During spring practice last season, all of the talk was how Auburn quarterback Kiehl Frazier had picked up on then-offensive coordinator Scot Loeffler's offensive scheme and was poised for a breakout season in his sophomore year on the Plains.
Then the season started, and we quickly realized that he wasn't prepared at all and that Loeffler's offensive scheme was essentially the same five plays over and over again—none of which seemed to work all that well.
After eight interceptions and only two touchdowns in the first five games, Frazier was pulled in the middle of the Arkansas game in favor of Clint Moseley and never regained the starting job.

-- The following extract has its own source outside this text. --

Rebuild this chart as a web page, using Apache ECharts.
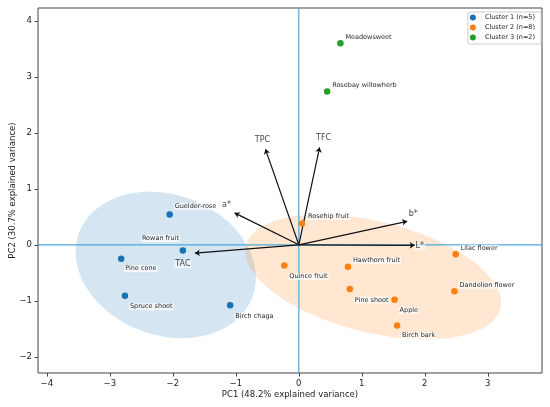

True freshman Jonathan Wallace eventually wound up taking the first-string snaps at the end of the season, but a new staff and scheme means that the job is wide open when spring practice starts on Wednesday.
Frazier should be the favorite over Wallace.
The two share similar dual-threat capabilities, a trait that plays well in first-year head coach Gus Malzahn's offense, but Frazier's upside is significantly higher.
You wouldn't know it from his time as starting quarterback last season, but he was a very successful passer in high school running a system similar to Malzahn's. He tossed for 2,975 yards and 42 touchdowns as a senior for Shiloh Christian High School in Springdale, Ark., rushed for 1,164 yards and 24 touchdowns and was named the USA Today National Offensive Player of the Year in 2010.
It was clear from the moment that he stepped on the field last season that his head was spinning, and Auburn's lack of a functional offensive scheme certainly played a part. According to Frazier's Twitter feed, he's using last season's failure as motivation this spring.
One of his biggest issues last year was decision-making. In the game in which he was pulled, Frazier completed 9-of-14 passes for 118 yards in the first half. But he took four sacks and looked apprehensive in the pocket in the process, which ultimately closed the book on his days as the 2012 starting quarterback.
Now that he's back in a scheme that fits him better—one that he wasn't given much of a chance to succeed with in 2011—his comfort level will increase. That makes it much more likely that he will realize his potential this spring.
He better, because it's also probably his last chance to become Auburn's starting quarterback.
With Alabama's Mr. Football Jeremy Johnson, junior college transfer Nick Marshall and dual-threat quarterback Jason Smith joining this summer, it's unlikely that Frazier will get another chance if he's unable to separate himself from Wallace this spring.
It's going to be a battle this spring between Frazier and Wallace, and if neither separates then the door is wide open for one of the newcomers to win the job.
Considering Frazier's upside and comfort in offenses similar to the one that Malzahn and offensive coordinator Rhett Lashlee employ, consider him the favorite until further notice.